## GIVEN MATERIAL
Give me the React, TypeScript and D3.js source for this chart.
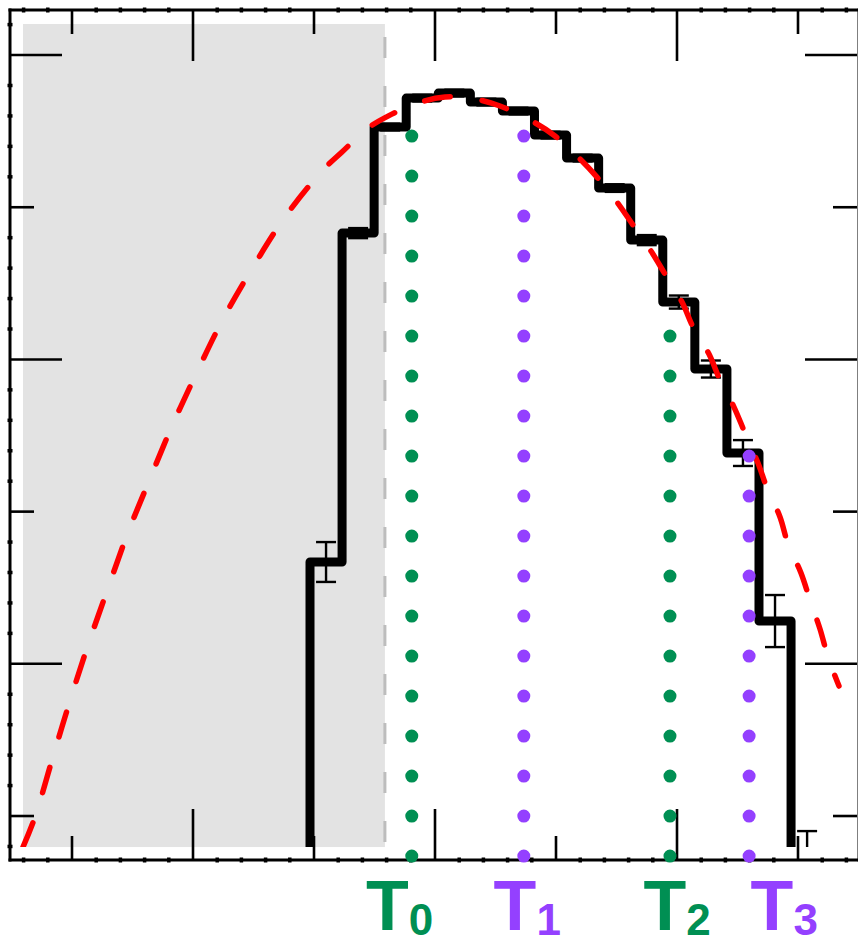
import React, { useEffect, useRef } from 'react';
import * as d3 from 'd3';

const width = 858;
const height = 940;

// histogram bins (x edges) and their contents
const binEdges = [9.835, 11.16, 12.485, 13.81, 15.136, 16.461, 17.786, 19.111, 20.437, 21.762, 23.087, 24.412, 25.737, 27.063, 28.388, 29.713];
const binValues = [1.669, 3.83, 4.527, 4.717, 4.75, 4.691, 4.632, 4.474, 4.323, 4.126, 3.784, 3.377, 2.937, 2.385, 1.281];
const binErrors = [0.131, 0.033, 0.022, 0.022, 0.022, 0.022, 0.022, 0.022, 0.022, 0.025, 0.033, 0.043, 0.056, 0.085, 0.171];
// empty bin after the last one: only the upper half of its error bar shows
const emptyBinCenter = 30.376;
const emptyBinError = 0.105;
const histFloor = -0.204;

// dashed fit curve
const fitX = [-2.025, -1.529, -0.826, -0.124, 0.62, 1.446, 2.273, 3.182, 4.132, 5.165, 6.24, 7.479, 8.802, 10.331, 11.157, 12.231, 13.058, 14.298, 15.413, 16.653, 17.686, 19.008, 19.959, 20.909, 21.694, 22.521, 23.182, 23.926, 24.504, 25.207, 25.661, 26.322, 26.777, 27.355, 27.81, 28.347, 28.719, 29.256, 29.587, 30.124, 30.496, 30.909, 31.24, 31.694];
const fitY = [-0.204, -0.007, 0.368, 0.736, 1.104, 1.478, 1.846, 2.201, 2.562, 2.917, 3.265, 3.607, 3.936, 4.238, 4.363, 4.52, 4.599, 4.685, 4.724, 4.711, 4.665, 4.566, 4.468, 4.33, 4.198, 4.034, 3.883, 3.712, 3.561, 3.377, 3.213, 3.035, 2.865, 2.687, 2.516, 2.319, 2.155, 1.965, 1.787, 1.597, 1.419, 1.229, 1.045, 0.854];

// grey excluded region and its edge
const shadeX = [-2.025, 12.93];
const shadeY = [-0.204, 5.204];
const cutTop = 5.118;

// the four T markers
const markerSubs = ['0', '1', '2', '3'];
const markerX = [14.04, 18.67, 24.71, 27.98];
const markerTop = [4.475, 4.475, 3.155, 2.372];
const markerBottom = -0.263;

// axis ticks
const xMajor = [0, 5, 10, 15, 20, 25, 30];
const xLong = [5, 15, 25];
const yMajor = [0, 1, 2, 3, 4, 5];
const yLong = [1, 3, 5];

const green = '#008f53';
const purple = '#9440ff';
const markerColors = [green, purple, green, purple];
const labelShift = [-45.7, -30.2, -26.5, 1.5];

const App = () => {
  const svgRef = useRef(null);

  useEffect(() => {
    const svg = d3.select(svgRef.current);
    svg.selectAll('*').remove();

    const left = 10, right = 859, top = 10, bottom = 860;
    const x = d3.scaleLinear().domain([-2.562, 32.438]).range([10, 857]);
    const y = d3.scaleLinear().domain([-0.289, 5.296]).range([bottom, top]);

    svg.append('defs').append('clipPath').attr('id', 'plotClip')
      .append('rect')
      .attr('x', left).attr('y', top)
      .attr('width', right - left).attr('height', y(histFloor) - top);

    // shaded region
    svg.append('rect')
      .attr('x', x(shadeX[0])).attr('y', y(shadeY[1]))
      .attr('width', x(shadeX[1]) - x(shadeX[0]))
      .attr('height', y(shadeY[0]) - y(shadeY[1]))
      .attr('fill', '#e3e3e3');

    svg.append('line')
      .attr('x1', x(shadeX[1])).attr('x2', x(shadeX[1]))
      .attr('y1', y(cutTop)).attr('y2', y(shadeY[0]))
      .attr('stroke', '#bdbdbd').attr('stroke-width', 3)
      .attr('stroke-dasharray', '21 28');

    const plot = svg.append('g').attr('clip-path', 'url(#plotClip)');

    // step histogram
    let d = `M${x(binEdges[0])},${y(histFloor)}`;
    binValues.forEach((v, i) => {
      d += `V${y(v)}H${x(binEdges[i + 1])}`;
    });
    d += `V${y(histFloor)}`;
    plot.append('path')
      .attr('d', d)
      .attr('fill', 'none')
      .attr('stroke', '#000')
      .attr('stroke-width', 9)
      .attr('stroke-linejoin', 'round');

    // error bars
    const bars = binValues.map((v, i) => ({
      cx: (binEdges[i] + binEdges[i + 1]) / 2,
      v,
      e: binErrors[i]
    }));
    bars.push({ cx: emptyBinCenter, v: histFloor, e: emptyBinError });

    const capHalf = 10;
    const eb = plot.selectAll('.eb').data(bars).join('g').attr('class', 'eb')
      .attr('stroke', '#000').attr('stroke-width', 2.4);
    eb.append('line')
      .attr('x1', b => x(b.cx)).attr('x2', b => x(b.cx))
      .attr('y1', b => y(b.v + b.e)).attr('y2', b => y(b.v - b.e));
    eb.append('line')
      .attr('x1', b => x(b.cx) - capHalf).attr('x2', b => x(b.cx) + capHalf)
      .attr('y1', b => y(b.v + b.e)).attr('y2', b => y(b.v + b.e));
    eb.append('line')
      .attr('x1', b => x(b.cx) - capHalf).attr('x2', b => x(b.cx) + capHalf)
      .attr('y1', b => y(b.v - b.e)).attr('y2', b => y(b.v - b.e));

    // frame
    const frame = svg.append('g').attr('stroke', '#000').attr('stroke-width', 3);
    frame.append('line').attr('x1', left).attr('x2', left).attr('y1', top - 1.5).attr('y2', bottom + 1.5);
    frame.append('line').attr('x1', right).attr('x2', right).attr('y1', top - 1.5).attr('y2', bottom + 1.5);
    frame.append('line').attr('x1', left - 1.5).attr('x2', right).attr('y1', top).attr('y2', top);
    frame.append('line').attr('x1', left - 1.5).attr('x2', right).attr('y1', bottom).attr('y2', bottom);

    const ticks = svg.append('g').attr('stroke', '#000').attr('stroke-width', 2.6);
    const xLen = (t: number) => (xLong.includes(t) ? 51 : 24);
    const yLen = (t: number) => (yLong.includes(t) ? 52 : 24);

    // major ticks, pointing inward on all four sides
    ticks.selectAll('.xb').data(xMajor).join('line').attr('class', 'xb')
      .attr('x1', t => x(t)).attr('x2', t => x(t))
      .attr('y1', bottom).attr('y2', t => bottom - xLen(t));
    ticks.selectAll('.xt').data(xMajor).join('line').attr('class', 'xt')
      .attr('x1', t => x(t)).attr('x2', t => x(t))
      .attr('y1', top).attr('y2', t => top + xLen(t));
    ticks.selectAll('.yl').data(yMajor).join('line').attr('class', 'yl')
      .attr('y1', t => y(t)).attr('y2', t => y(t))
      .attr('x1', left).attr('x2', t => left + yLen(t));
    ticks.selectAll('.yr').data(yMajor).join('line').attr('class', 'yr')
      .attr('y1', t => y(t)).attr('y2', t => y(t))
      .attr('x1', 857).attr('x2', t => 857 - yLen(t));

    // minor ticks: small nubs on the axis lines
    const xMinor = x.ticks(35).filter(t => !xMajor.includes(t));
    const yMinor = d3.range(-0.2, 5.3, 0.2).map(v => +v.toFixed(1)).filter(t => !yMajor.includes(t));
    const minor = svg.append('g').attr('stroke', '#000').attr('stroke-width', 3.5);
    [bottom, top].forEach((yy, k) => {
      minor.selectAll(`.mx${k}`).data(xMinor).join('line').attr('class', `mx${k}`)
        .attr('x1', t => x(t)).attr('x2', t => x(t))
        .attr('y1', yy - 2.5).attr('y2', yy + 2.5);
    });
    minor.selectAll('.my').data(yMinor).join('line').attr('class', 'my')
      .attr('y1', t => y(t)).attr('y2', t => y(t))
      .attr('x1', left - 2.5).attr('x2', left + 2.5);

    // dotted marker lines
    svg.selectAll('.marker').data(markerX).join('line').attr('class', 'marker')
      .attr('x1', v => x(v)).attr('x2', v => x(v))
      .attr('y1', y(markerBottom)).attr('y2', (v, i) => y(markerTop[i]))
      .attr('stroke', (v, i) => markerColors[i])
      .attr('stroke-width', 13)
      .attr('stroke-linecap', 'round')
      .attr('stroke-dasharray', '0 40');

    // fit curve
    const pts: [number, number][] = fitX.map((v, i) => [v, fitY[i]]);
    const lineGen = d3.line<[number, number]>()
      .x(p => x(p[0])).y(p => y(p[1]))
      .curve(d3.curveCatmullRom.alpha(0.5));
    plot.append('path')
      .attr('d', lineGen(pts))
      .attr('fill', 'none')
      .attr('stroke', '#ff0000')
      .attr('stroke-width', 5.5)
      .attr('stroke-linecap', 'round')
      .attr('stroke-dasharray', '26 32');

    // labels
    const labels = svg.selectAll('.lab').data(markerSubs).join('text').attr('class', 'lab')
      .attr('x', (s, i) => x(markerX[i]) + labelShift[i])
      .attr('y', 930)
      .attr('fill', (s, i) => markerColors[i])
      .attr('font-family', '"Liberation Sans", Arial, sans-serif')
      .attr('font-weight', 'bold')
      .attr('font-size', 70);
    labels.append('tspan').text('T');
    labels.append('tspan').attr('font-size', 44).attr('dy', 5).text(s => s);
  }, []);

  return (
    <svg
      ref={svgRef}
      width={width}
      height={height}
      style={{ position: 'absolute', left: 0, top: 0, background: '#fff' }}
    />
  );
};

export default App;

## EXERCISE GOAL
Reproduce the data above word for word from its first line through the line that holds "const height = 940;", both ends included; skip pictures.

## CORRECT OUTPUT
Give me the React, TypeScript and D3.js source for this chart.
import React, { useEffect, useRef } from 'react';
import * as d3 from 'd3';

const width = 858;
const height = 940;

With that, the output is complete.